2. The data ecosystem
It is not enough for analytics teams to be “builders” of models. These advanced-analytics experts also need to be “architects” and “general contractors” who can quickly assess what resources are available inside and outside the company.
3. Modeling insights
Building a robust predictive model has many layers: identifying and clarifying the business problem and source of value, creatively incorporating the business insights of everyone with an informed opinion about the problem and the outcome, reducing the complexity of the solution path, and validating the model with data.
4. Transformation: Work-flow integration
The goal is always to design the integration of new decision-support tools to be as simple and user friendly as possible. The way analytics are deployed depends on how the work is done. A key issue is to determine the appropriate level of automation. A high-volume, low-value decision process lends itself to automation.
5. Transformation: Adoption
Successful adoption requires employees to accept and trust the tools, understand how they work, and use them consistently. That is why managing the adoption phase well is critical to achieving optimal analytics impact. All the right steps can be made to this point, but if frontline decision makers do not use the analytics the way they are intended to be used, the value to the business evaporates.
Big Data Analytics and Insights is a hot trend for good reason. If you saw the movie Moneyball you know why.
Achieve New Levels of Performance in the Digital Economy
Businesses are using analytics to identify their most profitable customers and offer them the right price, accelerate product innovation, optimize supply chains, and identify the true drivers of financial performance.
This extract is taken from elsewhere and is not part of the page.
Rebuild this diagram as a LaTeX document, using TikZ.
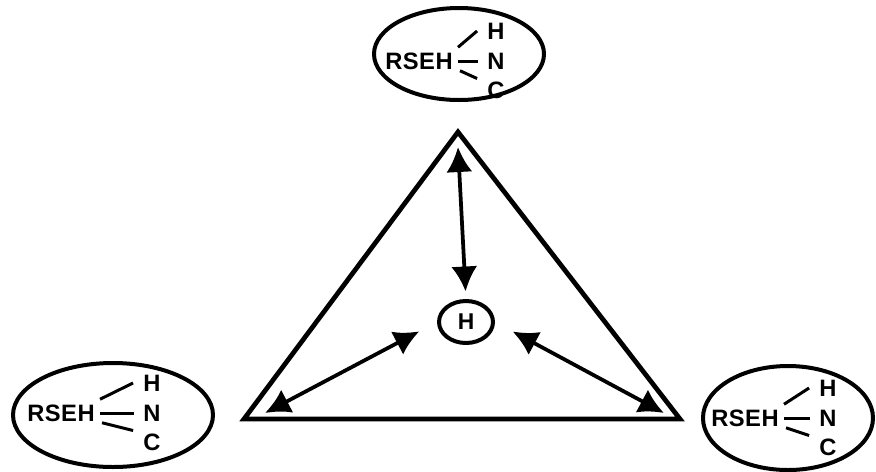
\documentclass[tikz,border=0pt]{standalone}
\usepackage{fontspec}
\newfontfamily\molfont[LetterSpace=2]{Liberation Sans}
\usetikzlibrary{arrows.meta}
\usetikzlibrary{positioning}
\usetikzlibrary{shapes.geometric}

\begin{document}
\begin{tikzpicture}[x=0.02cm, y=-0.02cm]

	\tikzset{myarrow/.style={{Latex[length=5mm,width=5.2mm]}-{Latex[length=5mm,width=5.2mm]}, black, line width=0.75mm, shorten >=0.4cm}}
	\tikzset{mybond/.style={black, line width=0.6mm}}
	\tikzset{myatom/.style={font=\molfont\bfseries\fontsize{13.5}{13.5}\selectfont, inner sep=0pt}}

	\useasboundingbox (0,0) rectangle (876,471);

	%triangle
	\draw[line width=0.95mm, line join=miter] (458,132) -- (244,419) -- (680,419) -- cycle;

	%hydrogen in the middle
	\node[ellipse, draw, line width=0.8mm, minimum width=1.08cm, minimum height=0.84cm, inner sep=0pt,
		font=\molfont\bfseries\fontsize{13}{13}\selectfont] (H) at (466,322) {H};

	\coordinate (ctop) at (458,147);
	\coordinate (cleft) at (265,413);
	\coordinate (cright) at (664,413);

	\draw[myarrow, shorten >=0.15cm] (ctop) -- (H.north);
	\draw[myarrow] (cleft) -- (H.west);
	\draw[myarrow] (cright) -- (H.east);

	%the three molecules
	\foreach \n/\cx/\cy/\rx/\ry/\rdx/\ndx/\dy in {top/459/54/85/46/-40/37/7, left/113/415/100/52/-52/39/-2, right/788/418/85/52/-43/40/0} {
		\draw[line width=0.8mm] (\cx,\cy) ellipse [x radius=\rx, y radius=\ry];
		\node[myatom] (\n-r) at (\cx+\rdx,\cy+\dy) {RSEH};
		\node[myatom] (\n-n) at (\cx+\ndx,\cy+\dy) {N};
		\node[myatom, above=0.26cm of \n-n] (\n-h) {H};
		\node[myatom, below=0.24cm of \n-n] (\n-c) {C};
		\draw[mybond] ([xshift=1mm,yshift=1mm]\n-r.north east) -- ([xshift=-2mm]\n-h.west);
		\draw[mybond] ([xshift=1mm]\n-r.east) -- ([xshift=-1.8mm]\n-n.west);
		\draw[mybond] ([xshift=1.4mm,yshift=-0.2mm]\n-r.south east) -- ([xshift=-2mm,yshift=0.6mm]\n-c.north west);
	}

\end{tikzpicture}
\end{document}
In the book, Competing on Analytics: The New Science of Winning, Thomas H. Davenport and Jeanne G. Harris share examples of how organizations like Amazon, Barclay’s, Capital One, Harrah’s, Procter & Gamble, Wachovia, and the Boston Red Sox, are using the power of Big Data Analytics and Insights to achieve new levels of performance and compete in the digital economy.
You can read it pretty quickly to get a good sense of how analytics can be used to change the business and the more you expose yourself to the patterns, the more you can apply analytics to your work and life.